In Rains, the Texas Court of Appeals held, under the Texas SSPA, that MetLife, as annuity issuer, could not be compelled to accept a servicing arrangement that was not contemplated by the contracting parties at the time the annuity was issued. In reviewing the Texas SSPA, the court “found nothing that authorized a trial court to unilaterally modify the terms of a previously existing contract.” Furthermore, “the trial court had no authority to simply decide to change those portions of the annuity contract obligating Met to pay [the payee]. The terms of the contract regarding Met’s obligation to pay [the payee] were unambiguous and definite; thus, the court was obligated to enforce them as written unless the parties agreed otherwise.”
In RSL Funding, State Farm appealed a trial court order that directed it to split payments between the original payee and RSL’s assignee. On appeal, RSL (the factoring company) conceded that having State Farm split payments violated the California SSPAs', and proposed that the case be remanded to the trial court to “order a servicing arrangement under which State Farm would send the entirety of the [structured settlement] payments” to RSL’s assignee, so that the assignee could then remit the balance of the payments not purchased by RSL to the claimant. The court reasoned that the imposition of such a servicing arrangement on State Farm “would put [State Farm] in the position of having to rely on another entity to fulfill its contractual obligations to [the claimant] and would expose State Farm to litigation if, for example, RSL or its assignee sought bankruptcy protection.” 2
In both Rains and RSL Funding, the annuity issuers focused on the applicable SSPAs' mandatory prohibition regarding divided payments and argued that the courts had no authority to impose a servicing arrangement that compelled the issuers to pay to the factoring companies monies that the annuity contracts required the annuity issuers to pay to the payee.

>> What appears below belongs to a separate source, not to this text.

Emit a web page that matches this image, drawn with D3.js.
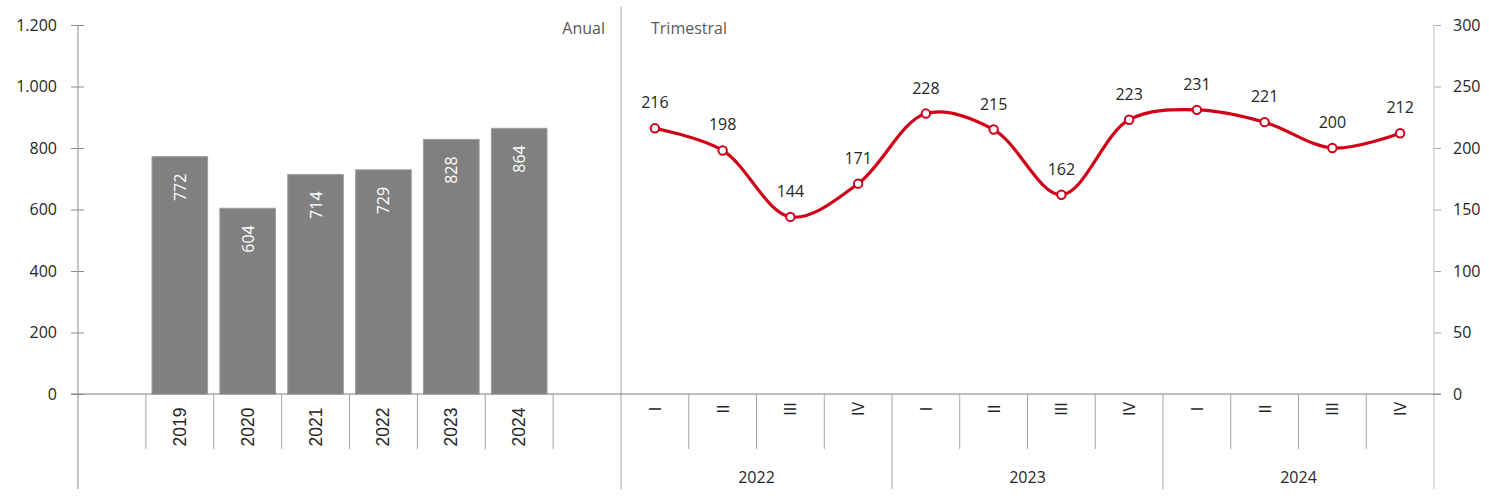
<!DOCTYPE html>
<html>
<head>
<meta charset="utf-8">
<script src="https://cdn.jsdelivr.net/npm/d3@7"></script>
<style>
  body { margin: 0; background: #fff; }
  svg { display: block; }
</style>
</head>
<body>
<script>
"use strict";

// annual values (left axis)
var years = ["2019", "2020", "2021", "2022", "2023", "2024"];
var annual = [772, 604, 714, 729, 828, 864];
var leftTicks = [0, 200, 400, 600, 800, 1000, 1200];

// quarterly values (right axis)
var quarterYears = ["2022", "2023", "2024"];
var quarterNames = ["I", "II", "III", "IV"];
var quarterly = [216, 198, 144, 171, 228, 215, 162, 223, 231, 221, 200, 212];
var rightTicks = [0, 50, 100, 150, 200, 250, 300];

var width = 1489, height = 498;
var x0 = 78, xMid = 621, x1 = 1434;
var yTop = 25, yBase = 394, yInner = 449, yOuter = 489;
var font = "'Open Sans', 'Noto Sans', sans-serif";

var es = d3.formatLocale({ decimal: ",", thousands: ".", grouping: [3], currency: ["", ""] });
var fmt = es.format(",");

var svg = d3.select("body").append("svg")
    .attr("width", width)
    .attr("height", height);

/*
  scales
*/
var yLeft = d3.scaleLinear().domain([0, 1200]).range([yBase, yTop]);
var yRight = d3.scaleLinear().domain([0, 300]).range([yBase, yTop]);

// left panel has an empty slot on each side of the years
var leftSlots = ["_pre"].concat(years).concat(["_post"]);
var xLeft = d3.scaleBand().domain(leftSlots).range([x0, xMid]);

var qKeys = [];
quarterYears.forEach(function (y) {
  quarterNames.forEach(function (q) { qKeys.push(y + "-" + q); });
});
var xRight = d3.scaleBand().domain(qKeys).range([xMid, x1]);

var annualData = years.map(function (y, i) { return { year: y, value: annual[i] }; });
var quarterData = qKeys.map(function (k, i) {
  return { key: k, year: k.split("-")[0], q: k.split("-")[1], value: quarterly[i] };
});

/*
  axes
*/
var gl = svg.append("g").attr("transform", "translate(" + x0 + ",0)")
    .call(d3.axisLeft(yLeft).tickValues(leftTicks).tickFormat(fmt).tickSize(7).tickPadding(14));
gl.select(".domain").remove();
gl.selectAll(".tick line").attr("stroke", "#8c8c8c").attr("x2", 6).attr("x1", -7);
gl.selectAll(".tick text")
    .style("font-family", font).style("font-size", "16px").attr("fill", "#262626");

var gr = svg.append("g").attr("transform", "translate(" + x1 + ",0)")
    .call(d3.axisRight(yRight).tickValues(rightTicks).tickSize(7).tickPadding(12));
gr.select(".domain").remove();
gr.selectAll(".tick line").attr("stroke", "#a6a6a6");
gr.selectAll(".tick text")
    .style("font-family", font).style("font-size", "16px").attr("fill", "#262626");

// vertical axis lines
svg.append("line").attr("x1", x0).attr("x2", x0).attr("y1", yTop).attr("y2", yOuter)
    .attr("stroke", "#8c8c8c");
svg.append("line").attr("x1", x1).attr("x2", x1).attr("y1", yTop).attr("y2", yOuter)
    .attr("stroke", "#bfbfbf");
svg.append("line").attr("x1", xMid).attr("x2", xMid).attr("y1", 7).attr("y2", yOuter)
    .attr("stroke", "#a6a6a6");

/*
  bars
*/
var barW = xLeft.bandwidth() * 0.82;
svg.selectAll("rect.bar")
    .data(annualData)
    .enter()
    .append("rect")
      .attr("class", "bar")
      .attr("x", function (d) { return xLeft(d.year) + (xLeft.bandwidth() - barW) / 2; })
      .attr("y", function (d) { return yLeft(d.value); })
      .attr("width", barW)
      .attr("height", function (d) { return yBase - yLeft(d.value); })
      .attr("fill", "#808080")
      .attr("stroke", "#a0a0a0")
      .attr("stroke-width", 1);

svg.selectAll("text.barval")
    .data(annualData)
    .enter()
    .append("text")
      .attr("class", "barval")
      .attr("transform", function (d) {
        return "translate(" + (xLeft(d.year) + xLeft.bandwidth() / 2 + 6) + "," + (yLeft(d.value) + 17) + ") rotate(-90)";
      })
      .attr("text-anchor", "end")
      .style("font-family", font)
      .style("font-size", "16px")
      .attr("fill", "#fff")
      .text(function (d) { return d.value; });

// baseline
svg.append("line").attr("x1", 71).attr("x2", 1441).attr("y1", yBase).attr("y2", yBase)
    .attr("stroke", "#7f7f7f");

/*
  category axis, left panel
*/
leftSlots.slice(1).forEach(function (s) {
  var xx = xLeft(s);
  svg.append("line").attr("x1", xx).attr("x2", xx).attr("y1", yBase).attr("y2", yInner)
      .attr("stroke", "#a6a6a6");
});
svg.selectAll("text.yearlab")
    .data(years)
    .enter()
    .append("text")
      .attr("class", "yearlab")
      .attr("transform", function (d) {
        return "translate(" + (xLeft(d) + xLeft.bandwidth() / 2 + 6) + ",427) rotate(-90)";
      })
      .attr("text-anchor", "middle")
      .style("font-family", "'Liberation Sans', Arial, sans-serif")
      .style("font-size", "17.5px")
      .attr("fill", "#262626")
      .text(function (d) { return d; });

/*
  category axis, right panel
*/
qKeys.forEach(function (k, i) {
  if (i === 0) return;
  var xx = xRight(k);
  var outer = (i % 4 === 0);
  svg.append("line").attr("x1", xx).attr("x2", xx).attr("y1", yBase).attr("y2", outer ? yOuter : yInner)
      .attr("stroke", "#a6a6a6");
});
svg.selectAll("text.qlab")
    .data(quarterData)
    .enter()
    .append("text")
      .attr("class", "qlab")
      .attr("transform", function (d) {
        return "translate(" + (xRight(d.key) + xRight.bandwidth() / 2 + 6) + ",409) rotate(-90)";
      })
      .attr("text-anchor", "middle")
      .style("font-family", font)
      .style("font-size", "16px")
      .attr("fill", "#262626")
      .text(function (d) { return d.q; });

svg.selectAll("text.qyear")
    .data(quarterYears)
    .enter()
    .append("text")
      .attr("class", "qyear")
      .attr("x", function (y) {
        return (xRight(y + "-I") + xRight(y + "-IV") + xRight.bandwidth()) / 2;
      })
      .attr("y", 483)
      .attr("text-anchor", "middle")
      .style("font-family", font)
      .style("font-size", "16px")
      .attr("fill", "#262626")
      .text(function (d) { return d; });

/*
  panel titles
*/
svg.append("text").attr("x", 605).attr("y", 34).attr("text-anchor", "end")
    .style("font-family", font).style("font-size", "16px").attr("fill", "#595959")
    .text("Anual");
svg.append("text").attr("x", 651).attr("y", 34)
    .style("font-family", font).style("font-size", "16px").attr("fill", "#595959")
    .text("Trimestral");

/*
  quarterly line
*/
var cx = function (d) { return xRight(d.key) + xRight.bandwidth() / 2; };
var line = d3.line()
    .x(cx)
    .y(function (d) { return yRight(d.value); })
    .curve(d3.curveCatmullRom.alpha(0.5));

svg.append("path")
    .datum(quarterData)
    .attr("d", line)
    .attr("fill", "none")
    .attr("stroke", "#d10019")
    .attr("stroke-width", 3.2);

svg.selectAll("circle.pt")
    .data(quarterData)
    .enter()
    .append("circle")
      .attr("class", "pt")
      .attr("cx", cx)
      .attr("cy", function (d) { return yRight(d.value); })
      .attr("r", 4.2)
      .attr("fill", "#fff")
      .attr("stroke", "#d10019")
      .attr("stroke-width", 2);

svg.selectAll("text.ptlab")
    .data(quarterData)
    .enter()
    .append("text")
      .attr("class", "ptlab")
      .attr("x", cx)
      .attr("y", function (d) { return yRight(d.value) - 20; })
      .attr("text-anchor", "middle")
      .style("font-family", font)
      .style("font-size", "16px")
      .attr("fill", "#262626")
      .text(function (d) { return d.value; });
</script>
</body>
</html>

In the many states where there is anti-split payment language in the SSPA, these decisions should serve as a useful tool to stop transactions where the factoring company contracts to purchase only a portion of a claimant’s structured settlement payments and the annuity issuer is unwilling to enter into a servicing arrangement. In short, if the statute prohibits an annuity issuer from being forced to split payments, and a servicing arrangement cannot be forced upon an annuity issuer, a partial payment transaction has no way to proceed.
The advent of structured settlement factoring has raised costs of structured settlement annuity issuers and qualified assignment company annuity owners. Those cost include legal fees for each structured settlement factoring transaction, and staffing and monitoring for compliance with 48 state SSPAs. Many annuity issuers or annuity owners charge settlement purchasers a fee, sometimes a substantial fee ($1,800-$3,000 per deal) to help cover their costs. Ultimately this comes out of the hide of the selling annuitant on the back end instead of at the front end where it would impact the overwhelming majority who do not sell, with higher prices for the products.